Seismic data acquisition requires a large number of seismic experiments to be conducted in order to obtain a reliable image of the Earth's subsurface. Each experiment involves the generation of a sound wave using an appropriate source and measuring the earth's response by a large number of receivers. A large scale seismic survey thus produces an enormous amount of data which will normally be in digital format, which has to be transmitted, stored and processed. To facilitate the handling of such large volumes of data, data compression can be utilised.
A lossy data compression technique that is routinely used in seismic data acquisition is group forming. This involves the retention and transmission and processing of the sum of neighbouring receivers within fixed-sized groups, instead of the individual measurements.

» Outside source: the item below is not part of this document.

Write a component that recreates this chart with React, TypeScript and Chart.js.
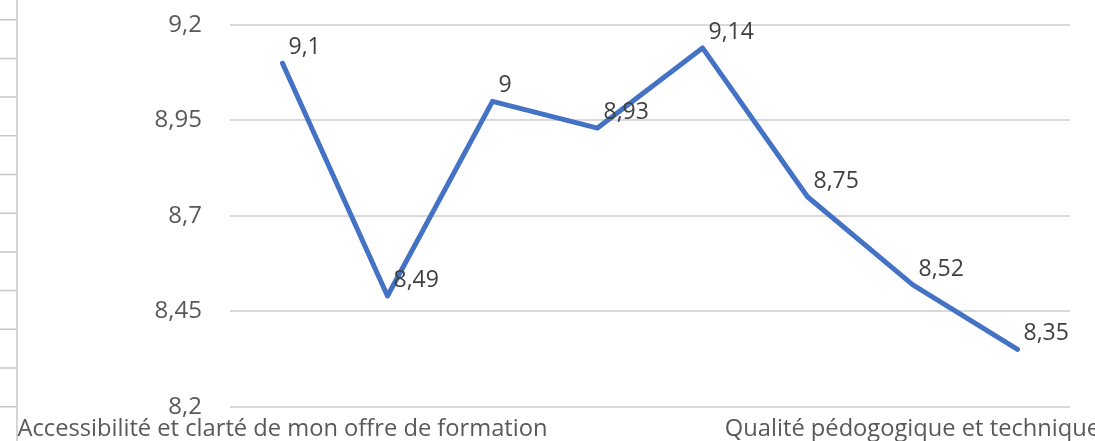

Group forming is not used primarily for data compression. Group forming suppresses random ambient noise and suppresses waves with low apparent velocities, such as groundroll in land seismics. Thus group forming attenuates the high spatial frequency content of the data. However, the attenuation is performed in a crude way as it only partially suppresses apparently slowly propagating waves and alters the rest of the data. Consequently there is a good reason to omit group forming from the acquisition stage and to record the output of every receiver individually. This then permits the application of more sophisticated methods for reducing random and coherent noise. However the abolition of group forming at the acquisition stage greatly increases the amount of data to be handled downstream.

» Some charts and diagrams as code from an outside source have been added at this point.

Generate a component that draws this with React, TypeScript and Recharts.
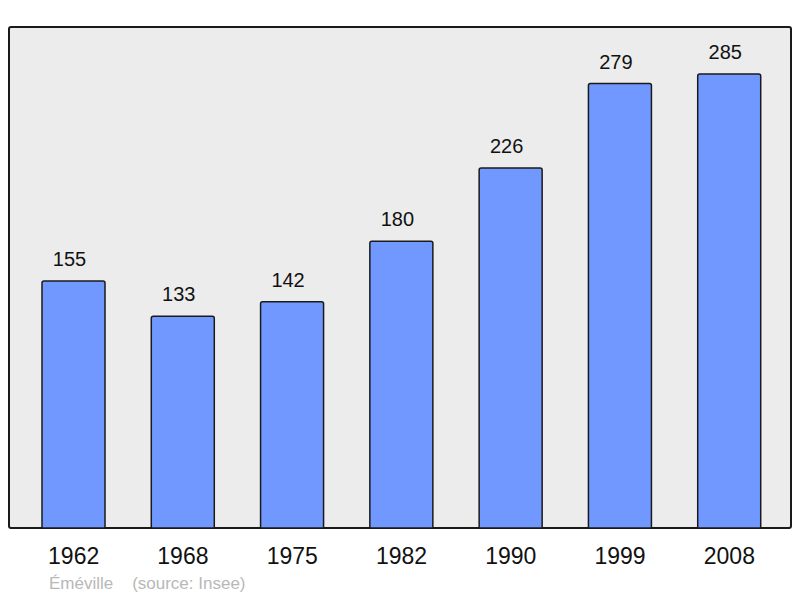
import React from 'react';
import { BarChart, Bar, XAxis, YAxis, LabelList } from 'recharts';

const years = ['1962', '1968', '1975', '1982', '1990', '1999', '2008'];
const population = [155, 133, 142, 180, 226, 279, 285];
const townName = 'Éméville';
const sourceNote = '(source: Insee)';

const data = years.map((year, i) => ({ year, population: population[i] }));

const FONT = '"Liberation Sans", Arial, sans-serif';

export default function App() {
  return (
    <div style={{ position: 'absolute', left: 0, top: 0, width: 800, height: 598, background: '#fff', fontFamily: FONT }}>
      {/* plot frame */}
      <div
        style={{
          position: 'absolute',
          left: 8,
          top: 26,
          width: 780,
          height: 499,
          background: '#ececec',
          border: '2px solid #1a1a1a',
          borderRadius: 3,
        }}
      />
      <div style={{ position: 'absolute', left: 0, top: 0 }}>
        <BarChart
          width={800}
          height={598}
          data={data}
          margin={{ top: 27, right: 9, bottom: 30, left: 9 }}
          barSize={63}
        >
          <XAxis
            dataKey="year"
            axisLine={false}
            tickLine={false}
            tickSize={0}
            tickMargin={20}
            height={40}
            padding={{ left: 10, right: 7 }}
            tick={{ fontSize: 23, fill: '#111', fontFamily: FONT }}
          />
          <YAxis hide domain={[0, 314.5]} />
          <Bar
            dataKey="population"
            fill="#7098ff"
            stroke="#1a1a1a"
            strokeWidth={1.5}
            radius={[2, 2, 0, 0]}
            isAnimationActive={false}
          >
            <LabelList
              dataKey="population"
              position="top"
              offset={15}
              dx={-4}
              style={{ fontSize: 20, fill: '#111', fontFamily: FONT }}
            />
          </Bar>
        </BarChart>
      </div>
      <div
        style={{
          position: 'absolute',
          left: 49,
          top: 574,
          fontSize: 17,
          color: '#b8b8b8',
          whiteSpace: 'pre',
        }}
      >
        {townName + '    ' + sourceNote}
      </div>
    </div>
  );
}
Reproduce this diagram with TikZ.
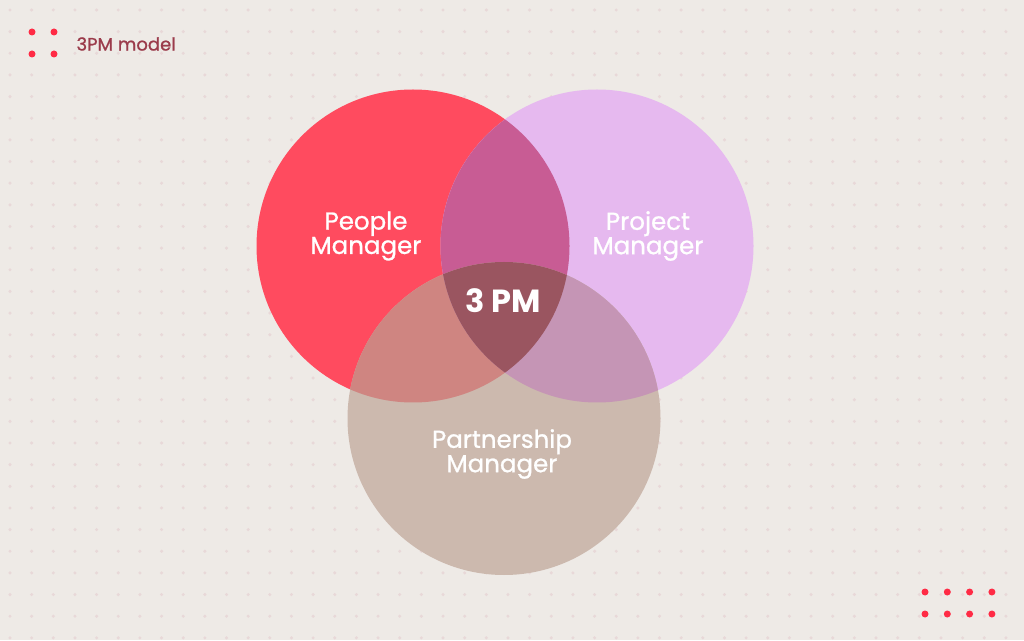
\documentclass[tikz,border=0pt]{standalone}
\usepackage{fontspec}
\setmainfont{Poppins}
\newfontfamily\medfont{Poppins}[FakeBold=1]
\usepackage{tikz}
\usetikzlibrary{positioning}

\definecolor{bgcol}{HTML}{EEEAE6}
\definecolor{gridcol}{HTML}{E8D8D8}
\definecolor{dotred}{HTML}{FF2B45}
\definecolor{titlecol}{HTML}{9B3B4B}
\definecolor{peoplecol}{HTML}{FF4B5F}
\definecolor{projectcol}{HTML}{E6B9EF}
\definecolor{partnercol}{HTML}{CCB9AE}
\definecolor{peoprojcol}{HTML}{C85C94}
\definecolor{peoparcol}{HTML}{CF8581}
\definecolor{projparcol}{HTML}{C595B5}
\definecolor{allcol}{HTML}{9A5560}

\tikzset{
	label/.style={text=white, align=center, font=\medfont\fontsize{24.5}{21.5}\selectfont},
	reddot/.style={fill=dotred, circle, inner sep=0pt, minimum size=7pt},
}

\begin{document}
\begin{tikzpicture}[x=1pt, y=1pt]
		\useasboundingbox (0,0) rectangle (1024,640);
		\fill[bgcol] (0,0) rectangle (1024,640);
		% background dots
		\foreach \i in {0,...,46}
			\foreach \j in {0,...,29}
				\fill[gridcol] (10+21.65*\i, 630-21.65*\j) circle (1.7);
		% corner dots
		\node[reddot] (tl1) at (32,608) {};
		\node[reddot] (tl2) at (54,608) {};
		\node[reddot] (tl3) at (32,586) {};
		\node[reddot] (tl4) at (54,586) {};
		\foreach \i in {0,...,3} {
			\node[reddot] (br1\i) at (925+22.3*\i,48) {};
			\node[reddot] (br2\i) at (925+22.3*\i,26) {};
		}
		\node[anchor=west, text=titlecol, font=\medfont\fontsize{18}{20}\selectfont] (title) at (73,596) {3PM model};
		% circles
		\def\people{(413,394) circle (156.5)}
		\def\project{(597,394) circle (156.5)}
		\def\partner{(504,221.5) circle (156.5)}
		\fill[peoplecol] \people;
		\fill[projectcol] \project;
		\fill[partnercol] \partner;
		\begin{scope}
			\clip \people;
			\fill[peoprojcol] \project;
			\fill[peoparcol] \partner;
		\end{scope}
		\begin{scope}
			\clip \project;
			\fill[projparcol] \partner;
		\end{scope}
		\begin{scope}
			\clip \people;
			\clip \project;
			\fill[allcol] \partner;
		\end{scope}
		% labels
		\node[label] (peop) at (366,404) {People\\Manager};
		\node[label] (proj) at (648,404) {Project\\Manager};
		\node[label] (part) at (502,186) {Partnership\\Manager};
		\node[text=white, font=\fontsize{32}{32}\selectfont\bfseries] (pm) at (503,339) {3 PM};
	\end{tikzpicture}
\end{document}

In IEEE Int. SYM. Circuits & Systems, New Orleans, La., May 1-3, 1990, Vol. 2, 1573-6, A. Spanias, S. Johnson et al. describe several transform based methods for seismic data compression. The methods include the Discrete Fourier Transformation (DFT), the Discrete Cosine Transformation (DCT), the Walsh-Hardamard Transform (WHT), and the Karhunen-Loeve Transform (KLT). However the DCT in the form described in the publication and applied to a sliding frame of N data points can be used for a relative comparison between several different transformations. When applied as data compression method, the sliding frame produces a large amount of redundant data in the transform domain.
It is therefore an object of the present invention to provide a method for compressing seismic data. It is another object of the invention to provide a method for compressing seismic data without using group forming.